Indian politician (died 2011)

N. Kesavan (died 2011) was an Indian politician from Puducherry. He served as Member of the Legislative Assembly from Lawspet assembly constituency from 1996 to 2001. He was appointed as Government Whip in Puducherry Legislative Assembly during his tenure.

== Sri Manakula Vinayagar Educational Trust ==
In 1996, N. Kesavan formed the Sri Manakula Vinayagar Educational Trust. The trust runs several colleges in Puducherry. Its goal is to provide technical and medical education to the disadvantaged sections of society.

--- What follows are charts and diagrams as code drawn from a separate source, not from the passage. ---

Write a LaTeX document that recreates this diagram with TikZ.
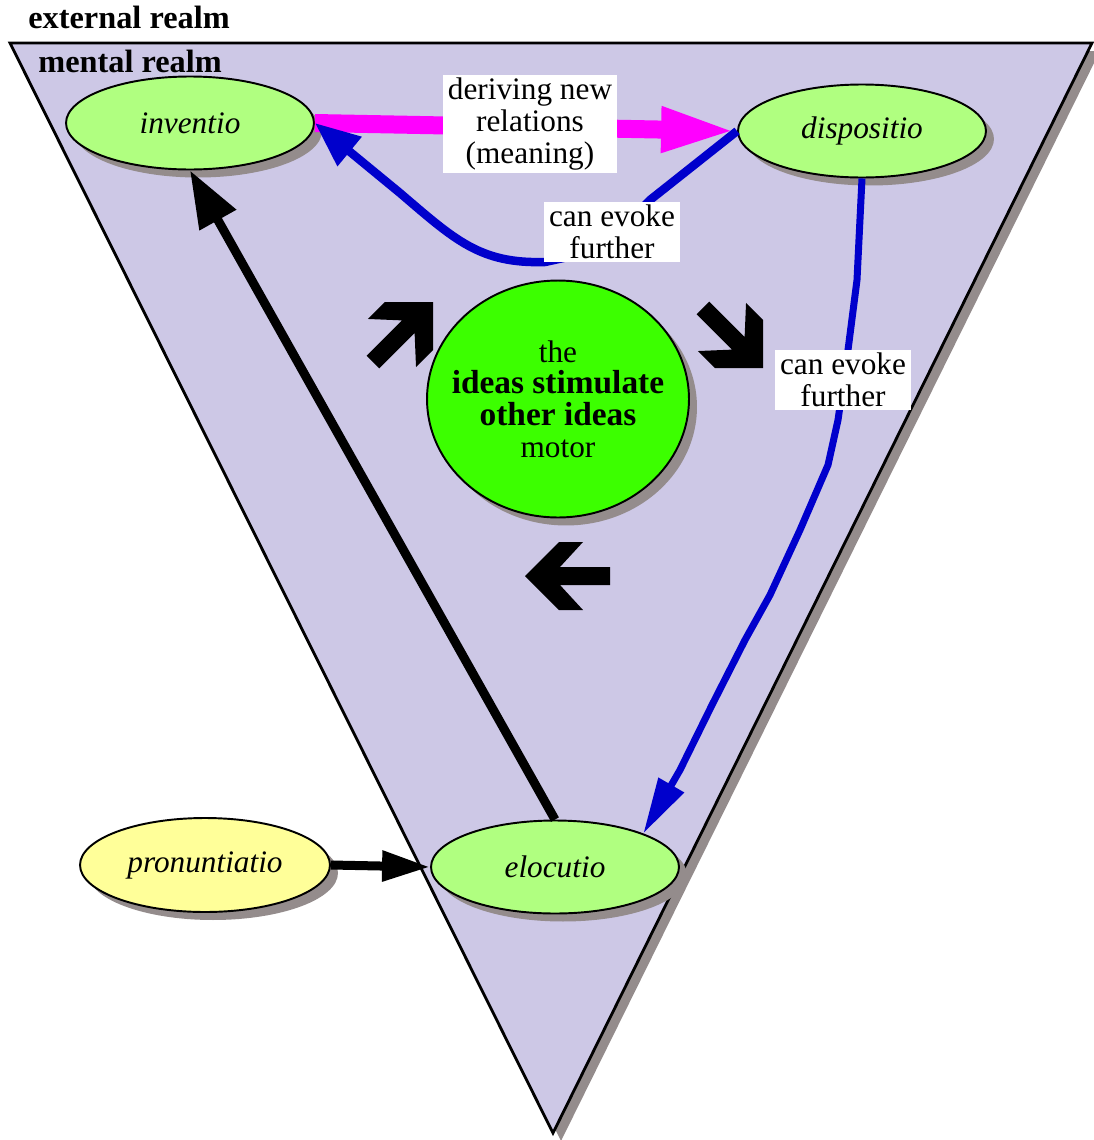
\documentclass[tikz,border=0pt]{standalone}
\usepackage{fontspec}
\setmainfont{Liberation Serif}
\usepackage{xcolor}
\usepackage{tikz}
\usetikzlibrary{shapes.geometric,arrows.meta,shadows}

\definecolor{realmlilac}{HTML}{CDC8E6}
\definecolor{stagegreen}{HTML}{B0FF80}
\definecolor{motorgreen}{HTML}{3CFF00}
\definecolor{shadowgray}{HTML}{948C8C}
\definecolor{spokenyellow}{HTML}{FFFF99}
\definecolor{evokeblue}{HTML}{0000CC}
\definecolor{derivemagenta}{HTML}{FF00FF}

\tikzset{
  stage/.style={ellipse, draw, line width=1.1pt, fill=stagegreen, inner sep=0pt,
    minimum width=4.96cm, minimum height=1.86cm,
    font=\fontsize{17.8}{18}\selectfont\itshape,
    general shadow={shadow xshift=0.16cm, shadow yshift=-0.16cm, fill=shadowgray}},
  tag/.style={fill=white, inner xsep=3pt, inner ysep=2pt, align=center,
    font=\fontsize{17.8}{18}\selectfont},
  realm/.style={anchor=base west, inner sep=0pt, font=\fontsize{18.4}{18}\selectfont\bfseries},
  evoke/.style={draw=evokeblue, line join=round, -{Triangle[length=0.9cm, width=0.72cm]}},
}

% block arrow round the motor: tip at #1, pointing at #2 degrees
\newcommand{\motorarrow}[2]{%
  \fill[shift={#1}, rotate=#2] (0,0) -- (-34,34) -- (-58,34) -- (-35,9) -- (-85,9)
    -- (-85,-9) -- (-35,-9) -- (-58,-34) -- (-34,-34) -- cycle;}

\begin{document}
\begin{tikzpicture}[x=0.02cm, y=-0.02cm]
  \useasboundingbox (0,0) rectangle (1094,1140);

  % Mental realm triangle
  \fill[shadowgray] (18,51) -- (1100,51) -- (561,1141) -- cycle;
  \draw[line width=1.6pt, fill=realmlilac, line join=miter] (10,43) -- (1092,43) -- (553,1133) -- cycle;
  \node[realm] (external) at (28,28) {external realm};
  \node[realm] (mental) at (38,72) {mental realm};

  % Rhetoric stages
  \node[stage] (inventio) at (190,123) {inventio};
  \node[stage] (dispositio) at (862,131) {dispositio};
  \node[stage] (elocutio) at (555,867) {elocutio};
  \node[stage, fill=spokenyellow, minimum width=5cm, minimum height=1.88cm] (pronuntiatio) at (205,865) {pronuntiatio};

  % Motor
  \node[ellipse, draw, line width=1.1pt, fill=motorgreen, inner sep=0pt,
    minimum width=5.24cm, minimum height=4.74cm,
    general shadow={shadow xshift=0.16cm, shadow yshift=-0.16cm, fill=shadowgray}]
    (motor) at (558,399) {};
  \node[align=center, font=\fontsize{17.8}{18}\selectfont] (motortext) at (motor.center)
    {the\\\fontsize{19}{18}\selectfont\textbf{ideas stimulate}\\
      \fontsize{19}{18}\selectfont\textbf{other ideas}\\motor};
  \motorarrow{(433,302)}{45}
  \motorarrow{(763,368)}{-45}
  \motorarrow{(525,576)}{180}

  % Connectors
  \draw[derivemagenta, line width=0.36cm, -{Triangle[length=1.52cm, width=0.82cm]}]
    (inventio.east) -- (dispositio.west);
  \draw[evoke, line width=0.17cm] (dispositio.west) -- (650,200) -- (600,250) -- (545,262)
    .. controls (480,264) and (455,240) .. (400,193) -- (inventio.east);
  \draw[evoke, line width=0.14cm, -{Triangle[length=1.12cm, width=0.56cm]}]
    (dispositio.south) -- (857,280) -- (848,350) -- (838,420) -- (828,465) -- (800,530)
    -- (770,595) -- (745,640) -- (712,705) -- (680,770) -- (elocutio.north east);
  \draw[line width=0.18cm, -{Triangle[length=1.14cm, width=0.8cm]}]
    (elocutio.north) -- (inventio.south);
  \draw[line width=0.18cm, -{Triangle[length=0.96cm, width=0.58cm]}]
    (pronuntiatio.east) -- (elocutio.west);

  % Labels
  \node[tag] (derive) at (530,124) {deriving new\\relations\\(meaning)};
  \node[tag] (evokeA) at (612,232) {can evoke\\further};
  \node[tag] (evokeB) at (843,380) {can evoke\\further};
\end{tikzpicture}
\end{document}
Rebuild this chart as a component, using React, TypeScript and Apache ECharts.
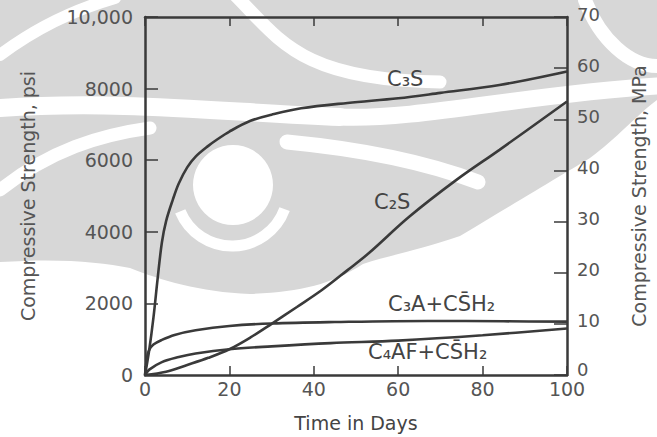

Kesavan was the chairman and managing director of the trust, until his death.

=== Institutions ===
The trust runs the following institutions:

- Sri Manakula Vinayagar Engineering College, Madagadipet, Puducherry
- Manakula Vinayagar Institute of Technology, Kalitheerthalkuppam, Madagadipet, Puducherry
- Sri Manakula Vinayagar Medical College & Hospital, Kalitheerthalkuppam, Madagadipet, Puducherry
- Sri Manakula Vinayagar Nursing College, Kalitheerthalkuppam, Madagadipet, Puducherry
- Sri Manakula Vinayagar Polytechnic College, Kalitheerthalkuppam, Madagadipet, Puducherry
- Venkateswara College of Education & Teacher Training Institute, Kalitheerthalkuppam, Madagadipet, Puducherry
- Sri Manakula Vinayagar School of Arts and Science College
- Sri Manakula Vinayagar School of Allied Health Sciences
- College of Physiotherapy
- School of Agriculture

== Mailam Subramania Swamy Educational Trust ==
Kesavan was also the Former Chairman of Mailam Subramania Swamy Educational Trust which was established in 1996. Mailam Engineering College is an institution formed under this trust.